The Hero is Someone Special
Your hero usually starts off as a nobody and winds up as someone special in the end. You can see this transition from zero to hero in most Disney animated films. In “Tangled,” the hero starts off thinking she’s just an ordinary girl stuck in a tower. Only later does she learn that she’s actually a princess. In “Frozen,” the hero is already a princess but is looking for a prince to make her life better. Only later does she realize she can make her own life better. In “The Princess and the Frog,” the hero is a a poor girl but later falls in love with a real prince.
This transition from zero to hero is crucial because the hero needs to feel downtrodden in the beginning to make him or her sympathetic, then in the end the hero needs to be triumphant and it’s hard to be triumphant if you’re still a nobody or just another ordinary person.
In “Star Wars,” the hero goes from a farm boy to a hero who has won the admiration of a princess while saving the galaxy.

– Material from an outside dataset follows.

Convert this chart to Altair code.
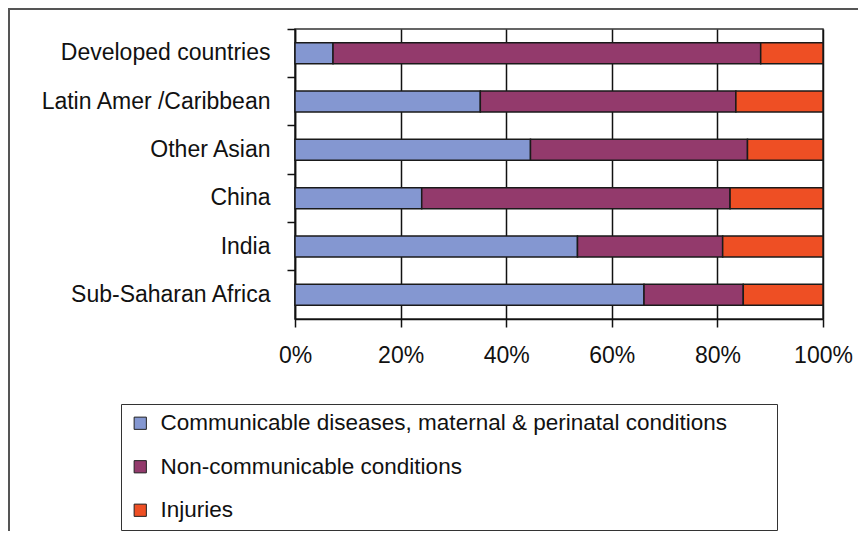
import altair as alt
import pandas as pd

categories = ["Developed countries", "Latin Amer /Caribbean", "Other Asian",
              "China", "India", "Sub-Saharan Africa"]
series = ["Communicable diseases, maternal & perinatal conditions",
          "Non-communicable conditions", "Injuries"]
communicable = [7.2, 35.1, 44.6, 24.0, 53.5, 66.1]
noncommunicable = [81.0, 48.4, 41.1, 58.4, 27.5, 18.8]
injuries = [11.8, 16.5, 14.3, 17.6, 19.0, 15.1]
x_ticks = [0, 0.2, 0.4, 0.6, 0.8, 1.0]
colors = ["#8497D1", "#933A6C", "#EE4F24"]

rows = []
for vals, si in ((communicable, 0), (noncommunicable, 1), (injuries, 2)):
    for c, v in zip(categories, vals):
        rows.append({"region": c, "cause": series[si], "order": si, "share": v})
df = pd.DataFrame(rows)

FONT = "Liberation Sans"

bars = alt.Chart(df).mark_bar(size=21, stroke="#1a1a1a", strokeWidth=1.5).encode(
    y=alt.Y("region:N", sort=categories,
            scale=alt.Scale(paddingInner=0, paddingOuter=0),
            axis=alt.Axis(title=None, bandPosition=0, labelPadding=17, tickSize=8,
                          grid=False, labelLimit=400)),
    x=alt.X("share:Q", stack="normalize",
            scale=alt.Scale(domain=[0, 1]),
            axis=alt.Axis(title=None, values=x_ticks, format=".0%", grid=True,
                          gridColor="#111", gridWidth=1.5, tickSize=8,
                          labelPadding=17, labelFlush=False)),
    color=alt.Color("cause:N", sort=series,
                    scale=alt.Scale(domain=series, range=colors),
                    legend=alt.Legend(title=" ", titleOrient="right", titlePadding=42,
                                      titleFontSize=10,
                                      orient="none", legendX=-174, legendY=375,
                                      strokeColor="#333", fillColor="white", padding=8,
                                      symbolType="square", symbolSize=150,
                                      symbolStrokeColor="#222", symbolStrokeWidth=1,
                                      rowPadding=20.5, labelOffset=9,
                                      labelFont=FONT, labelFontSize=22.5,
                                      labelColor="#111", labelLimit=800)),
    order=alt.Order("order:Q"),
)

frame = alt.Chart(pd.DataFrame({"k": [0]})).mark_rect(
    fill="transparent", stroke="#555", strokeWidth=2
).encode(
    x=alt.value(-286), x2=alt.value(620),
    y=alt.value(-20), y2=alt.value(560),
)

chart = alt.layer(frame, bars).properties(
    width=528, height=290,
    autosize=alt.AutoSizeParams(type="none"),
    padding={"left": 287, "top": 21, "right": 35, "bottom": 212},
).configure_view(
    stroke="#333", strokeWidth=1.5
).configure_axis(
    labelFont=FONT, labelFontSize=23, labelColor="#111",
    domainColor="#111", domainWidth=1.5,
    tickColor="#111", tickWidth=1.5,
)

chart.save("out.html", embed_options={"renderer": "svg", "actions": False})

Even in “The Karate Kid,” the hero goes from a kid beaten and alienated in a strange neighborhood to the hero of a karate tournament.
Look at movies that fail to make the hero triumphant in the end. “La Femme Nikita” is about a woman criminal turned into a government assassin. Yet in the end, the hero’s last assignment isn’t that memorable. Her earlier battle in assassinating a man in a fancy restaurant is more action-packed than the ending battle, which weakens the overall story and the ending in particular. You never want a middle scene to be more memorable than the ending. That’s why James Bond films typically end with a climactic battle where the hero has to save the world. If James Bond saved the world in an earlier scene but only saved a stray cat from the top of a tree in the end, the story would feel anti-climactic.
The action in your story needs to steadily build up to a massive climactic ending. Think of a fireworks display that teases with fireworks up until the finale. Just as a fireworks finale has to be the most exciting part of there whole show, so does your ending have to be the most exciting part of your whole story. One way to do that is to make sure your hero winds up as someone special in the end.
Watch “Django: Unchained” and through the first half of the movie, Django is passive and learning from the German bounty hunter. Then from the midpoint to the end, Django initiates most of the conflict and takes charge of the situation. The end pits Django against the villain in a final shoot out. Before Django got caught, he had a massive shootout with dozens of men, killing most of them, so the ending of “Django: Unchained” avoids a let down by having Django blow up the mansion with dynamite. The ending is different than the earlier shootout, but much bigger and thus satisfying as a climactic close.
The difference between “Django: Unchained” and “La Femme Nikita” is that “Django: Unchained” is bigger than any earlier scenes but different because it focuses less on gunfire and more on explosions. The let down in “La Femme Nikita” is that an earlier scene is more action packed than the ending, and the ending is just another shootout that’s not as exciting as the earlier shootout scene.
If you’re going to duplicate action scenes, the ending must always be bigger than anything we’ve seen before. If your ending can’t be bigger, then it needs to be different. The ending in “Django: Unchained” is less of a shoot out and more of an explosion. So even though it has less action, it does have bigger explosions.
Look at “Kill Bill Volume 1” and you\’ll see that the ending has more action than any other scene. In earlier scenes, the hero had to fight a single adversary. In the end, the hero has to face an army of swordsmen before finally getting to the villain. By the time the hero gets tot he villain, it’s somewhat of a letdown since the action is far less exciting, but the action of the hero mowing down dozens of swordsmen makes up for that by being much larger than any previous scene.
By the end of “Kill Bill Volume 1,” the hero is still the same person as before, but because she\’s wiped out a literal army single-handedly, she’s raised herself in our eyes from someone we barely know to someone we can massively respect.
In every story, make sure the ending is bigger than anything we’ve seen earlier. In “Rocky,” we’ve seen Rocky box but the end is the championship fight in front of a national televised audience. That’s a huge change from the dingy boxing ring Rocky fought in in the beginning. Start with a big, massive ending and work backwards to a tiny, obscure beginning and that’s the way you story needs to progress as the hero changes from feeling like he or she is a nobody until the end when he or she achieves a massive victory against overwhelming odds that the hero and the audience both have massive respect and admiration for the hero’s accomplishments whether the hero becomes a princess or not. In the end, the hero becomes someone special and that’s the most important ending of all.